12 февраля 1974 года снималась сцена «Зеркала», где героиню вынуждают зарезать петуха, то есть сцена Матери и Лебедевой, в которой были заняты Терехова и Лариса Тарковская. Обстановка на съемочной площадке была напряженной: шла скрытая борьба женских честолюбий. А в данном случае ситуация усугублялась еще и тем, что Лариса сама хотела играть роль Матери.
Терехова отказалась резать петуха. Уговорить ее не удалось. Сняли эпизод просто. Записали предсмертный крик петуха, подули перышками на лицо хозяйки: убийство как бы произошло. И после этого — лицо Тереховой крупным планом, лицо преступившего человека.
Тарковский говорил во время работы над фильмом:
«Единственное, что я сейчас могу утверждать с уверенностью, — фильм, который мы сейчас снимаем, не будет иметь никакого отношения к традиционному кинематографу, построенному на изложении сюжета, рассказа. События в их последовательности сами по себе не будут иметь никакого значения. Смысл всего должен возникать из сопоставления эпизодов прошлого с авторским отношением к этому прошлому и жизни как таковой. Этот фильм должен быть подобен сну, в котором человек ощущает себя старым, ясно осознает, что жизнь прошла и самый важный водораздел им уже пересечен…
В фильме будут очень важны слова, авторские монологи, прямо выражающие авторскую мысль, авторские размышления. Что касается игровых сцен, то в них не должно быть ничего двусмысленного, все должно быть просто, как в жизни, без всякой символизации. Некоторые персонажи фильма — это просто обычные люди, существующие в реальности и играющие на экране самих себя… Персонажи должны мешаться, и должны быть моменты, когда не очень понятно, кто есть кто…»
К марту 1974 года съемочный период был закончен и начался как никогда мучительный монтажный период. Положение было сложное, потому что все было отснято, просрочены сроки, группа не получала премии, а картина не складывалась.
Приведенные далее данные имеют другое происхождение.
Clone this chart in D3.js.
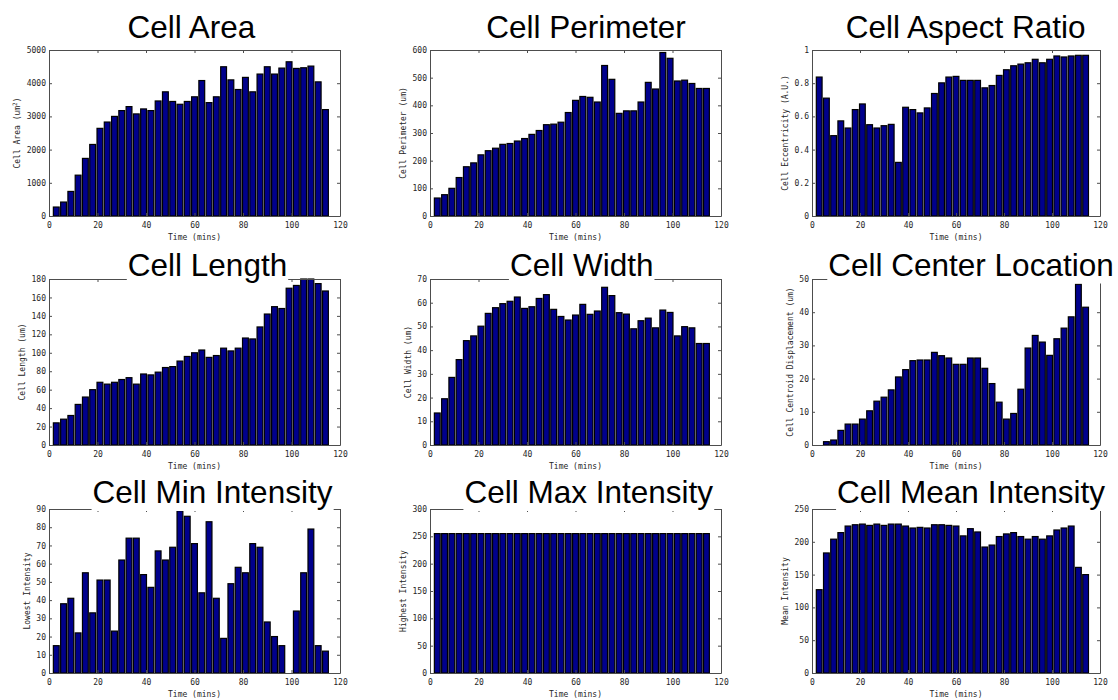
<!DOCTYPE html>
<html>
<head>
<meta charset="utf-8">
<script src="https://cdn.jsdelivr.net/npm/d3@7"></script>
<style>
  body { margin: 0; background: #fff; }
  svg { display: block; }
</style>
</head>
<body>
<svg id="fig" width="1118" height="700"></svg>
<script>
// Sampling times (minutes) shared by every panel
const times = [3, 6, 9, 12, 15, 18, 21, 24, 27, 30, 33, 36, 39, 42, 45, 48, 51, 54, 57,
               60, 63, 66, 69, 72, 75, 78, 81, 84, 87, 90, 93, 96, 99, 102, 105, 108, 111, 114];
const xTicks = [0, 20, 40, 60, 80, 100, 120];

// Per-frame cell measurements
const cellArea = [270, 420, 740, 1230, 1735, 2155, 2640, 2830, 3000, 3175, 3295, 3075, 3225,
                  3175, 3465, 3740, 3450, 3365, 3450, 3590, 4080, 3415, 3590, 4495, 4100, 3810,
                  4175, 3740, 4275, 4495, 4275, 4455, 4645, 4445, 4465, 4515, 4040, 3205];
const cellPerimeter = [65, 77, 100, 139, 178, 192, 221, 236, 245, 259, 262, 271, 280, 295, 309,
                       330, 332, 339, 374, 418, 432, 429, 412, 544, 494, 371, 380, 380, 412, 483,
                       459, 591, 570, 488, 491, 479, 461, 461];
const cellEccentricity = [0.837, 0.710, 0.484, 0.573, 0.530, 0.641, 0.675, 0.550, 0.530, 0.544,
                          0.552, 0.323, 0.655, 0.641, 0.621, 0.651, 0.738, 0.802, 0.837, 0.841,
                          0.817, 0.817, 0.817, 0.772, 0.786, 0.847, 0.881, 0.905, 0.915, 0.923,
                          0.944, 0.923, 0.944, 0.964, 0.958, 0.964, 0.968, 0.968];
const cellLength = [24, 28, 32, 44, 52, 60, 68, 66, 68, 71, 73, 66, 77, 76, 79, 84, 85, 91, 96,
                    100, 103, 95, 97, 105, 102, 105, 116, 115, 128, 142, 150, 148, 170, 173, 180,
                    180, 175, 167];
const cellWidth = [13.5, 19.5, 28.5, 36, 44, 46, 50.1, 55.5, 57.9, 59.6, 60.6, 62.4, 57.6, 58.3,
                   61.8, 63.4, 57.2, 54.2, 52.7, 54.8, 59.3, 55.1, 56.5, 66.5, 63, 55.8, 55.2, 49,
                   52.4, 53.5, 49.4, 56.9, 55.9, 46, 49.9, 49.4, 42.8, 42.8];
const centroidDisplacement = [0, 1.0, 1.5, 4.4, 6.3, 6.3, 7.8, 10.3, 13.2, 14.4, 16.6, 20.5, 22.7,
                              25.4, 25.6, 25.6, 27.9, 26.9, 26.2, 24.3, 24.3, 26.2, 26.2, 23.1,
                              18.5, 12.9, 7.8, 9.5, 16.8, 29.2, 33.0, 31.0, 27.0, 32.0, 35.2,
                              38.6, 48.4, 41.5];
const minIntensity = [15, 38, 41, 22, 55, 33, 51, 51, 23, 62, 74, 74, 54, 47, 67, 62, 69, 89, 86,
                      71, 44, 83, 41, 19, 49, 58, 55, 71, 69, 28, 20, 15, 0, 34, 55, 79, 15, 12];
const maxIntensity = [255, 255, 255, 255, 255, 255, 255, 255, 255, 255, 255, 255, 255, 255, 255,
                      255, 255, 255, 255, 255, 255, 255, 255, 255, 255, 255, 255, 255, 255, 255,
                      255, 255, 255, 255, 255, 255, 255, 255];
const meanIntensity = [127, 183, 204, 214, 224, 226, 227, 225, 227, 225, 227, 227, 224, 221, 222,
                       221, 226, 226, 225, 224, 209, 220, 215, 192, 195, 208, 212, 214, 208, 204,
                       208, 204, 209, 218, 221, 224, 161, 150];

// Y tick values per panel
const areaTicks = [0, 1000, 2000, 3000, 4000, 5000];
const perimeterTicks = [0, 100, 200, 300, 400, 500, 600];
const eccentricityTicks = [0, 0.2, 0.4, 0.6, 0.8, 1];
const lengthTicks = [0, 20, 40, 60, 80, 100, 120, 140, 160, 180];
const widthTicks = [0, 10, 20, 30, 40, 50, 60, 70];
const displacementTicks = [0, 10, 20, 30, 40, 50];
const minTicks = [0, 10, 20, 30, 40, 50, 60, 70, 80, 90];
const maxTicks = [0, 50, 100, 150, 200, 250, 300];
const meanTicks = [0, 50, 100, 150, 200, 250];

const titles = ["Cell Area", "Cell Perimeter", "Cell Aspect Ratio",
                "Cell Length", "Cell Width", "Cell Center Location",
                "Cell Min Intensity", "Cell Max Intensity", "Cell Mean Intensity"];
const yLabels = ["Cell Area (um²)", "Cell Perimeter (um)", "Cell Eccentricity (A.U.)",
                 "Cell Length (um)", "Cell Width (um)", "Cell Centroid Displacement (um)",
                 "Lowest Intensity", "Highest Intensity", "Mean Intensity"];
const xLabel = "Time (mins)";

const series = [cellArea, cellPerimeter, cellEccentricity, cellLength, cellWidth,
                centroidDisplacement, minIntensity, maxIntensity, meanIntensity];
const yTickSets = [areaTicks, perimeterTicks, eccentricityTicks, lengthTicks, widthTicks,
                   displacementTicks, minTicks, maxTicks, meanTicks];

// Layout
const colLeft = [49, 430, 812], colWidth = [291, 291, 288];
const rowTop = [50, 279, 509], rowHeight = [166, 166, 164];
const titleX = [[191.5, 586, 965.7], [207.5, 581.7, 971], [212.5, 588.7, 971]];
const titleBaseline = [38, 275.5, 503];
const barWidth = 2.4;           // 0.8 of the 3-minute spacing
const barFill = "#00008c";
const frameColor = "#4d4d4d";
const tickFont = "'DejaVu Sans Mono', monospace";
const titleFont = "'Liberation Sans', Arial, sans-serif";

const svg = d3.select("#fig");
svg.append("rect").attr("width", 1118).attr("height", 700).attr("fill", "#fff");

const axesLayer = svg.append("g");
const titleLayer = svg.append("g");

series.forEach((values, i) => {
  const r = Math.floor(i / 3), c = i % 3;
  const w = colWidth[c], h = rowHeight[r];
  const ticks = yTickSets[i];
  const yMax = ticks[ticks.length - 1];

  const g = axesLayer.append("g").attr("transform", `translate(${colLeft[c]},${rowTop[r]})`);
  const x = d3.scaleLinear().domain([0, 120]).range([0, w]);
  const y = d3.scaleLinear().domain([0, yMax]).range([h, 0]);

  // bars
  g.append("g").selectAll("rect")
    .data(times.map((t, k) => ({ t, v: Math.min(values[k], yMax) })))
    .join("rect")
    .attr("x", d => x(d.t - barWidth / 2))
    .attr("width", x(barWidth) - x(0))
    .attr("y", d => y(d.v))
    .attr("height", d => h - y(d.v))
    .attr("fill", barFill)
    .attr("stroke", "#000")
    .attr("stroke-width", 1.2);

  const fmt = d3.format("~g");
  const styleAxis = sel => {
    sel.selectAll("path.domain").attr("stroke", frameColor);
    sel.selectAll(".tick line").attr("stroke", frameColor);
    sel.selectAll("text").attr("fill", "#262626")
      .style("font-family", tickFont).style("font-size", "8px");
  };

  const bottom = g.append("g").attr("transform", `translate(0,${h})`)
    .call(d3.axisBottom(x).tickValues(xTicks).tickSize(-3).tickSizeOuter(0).tickPadding(6).tickFormat(fmt))
    .call(styleAxis);
  bottom.attr("font-size", null).attr("font-family", null);

  g.append("g")
    .call(d3.axisTop(x).tickValues(xTicks).tickSize(-3).tickSizeOuter(0).tickFormat(""))
    .call(styleAxis);

  const left = g.append("g")
    .call(d3.axisLeft(y).tickValues(ticks).tickSize(-3).tickSizeOuter(0).tickPadding(3).tickFormat(fmt))
    .call(styleAxis);
  left.attr("font-size", null).attr("font-family", null);

  g.append("g").attr("transform", `translate(${w},0)`)
    .call(d3.axisRight(y).tickValues(ticks).tickSize(-3).tickSizeOuter(0).tickFormat(""))
    .call(styleAxis);

  // x label
  g.append("text")
    .attr("x", w / 2).attr("y", h + 24)
    .attr("text-anchor", "middle")
    .attr("fill", "#262626")
    .style("font-family", tickFont).style("font-size", "8px")
    .text(xLabel);

  // y label placed just left of the widest tick label
  let maxW = 0;
  left.selectAll("text").each(function () { maxW = Math.max(maxW, this.getBBox().width); });
  const cx = -3 - maxW - 9;
  const yl = g.append("text")
    .attr("transform", `translate(${cx + 2.9},${h / 2}) rotate(-90)`)
    .attr("text-anchor", "middle")
    .attr("fill", "#262626")
    .style("font-family", tickFont).style("font-size", "8px");
  const label = yLabels[i];
  if (label.includes("²")) {
    const [pre, post] = label.split("²");
    yl.append("tspan").text(pre);
    yl.append("tspan").attr("dy", -3).style("font-size", "6px").text("2");
    yl.append("tspan").attr("dy", 3).text(post);
  } else {
    yl.text(label);
  }

  // title on a white label box
  const tg = titleLayer.append("g");
  const box = tg.append("rect").attr("fill", "#fff");
  const tt = tg.append("text")
    .attr("x", titleX[r][c]).attr("y", titleBaseline[r])
    .attr("text-anchor", "middle")
    .attr("fill", "#000")
    .style("font-family", titleFont).style("font-size", "31.5px")
    .text(titles[i]);
  const bb = tt.node().getBBox();
  box.attr("x", bb.x - 1).attr("y", bb.y - 1)
     .attr("width", bb.width + 2).attr("height", bb.height + 2);
});
</script>
</body>
</html>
В монтажной на «Мосфильме» Тарковский который раз переставлял целые эпизоды фильма и отдельные фрагменты его. Андрей Арсеньевич сделал карточки — 32 названия эпизодов — «типография», «продажа сережек», «испанцы», «сеанс гипноза» и т.д. Наконец его осенило. «А ты знаешь, что я сделаю? — сказал он Михалкову-Кончаловскому. — Я вообще все перемешаю, чтобы никто ни хрена не понял! Поставлю конец в начало, середину — в конец».
Он попытался перегруппировать структуру в абсолютно абстрактный коллаж. Ему это удалось. По словам того же Михалкова-Кончаловского, «он разрушил связанность рассказа, никто ничего не понимал. Но было ощущение присутствия чего-то очень значительного, кирпичи-то были золотые».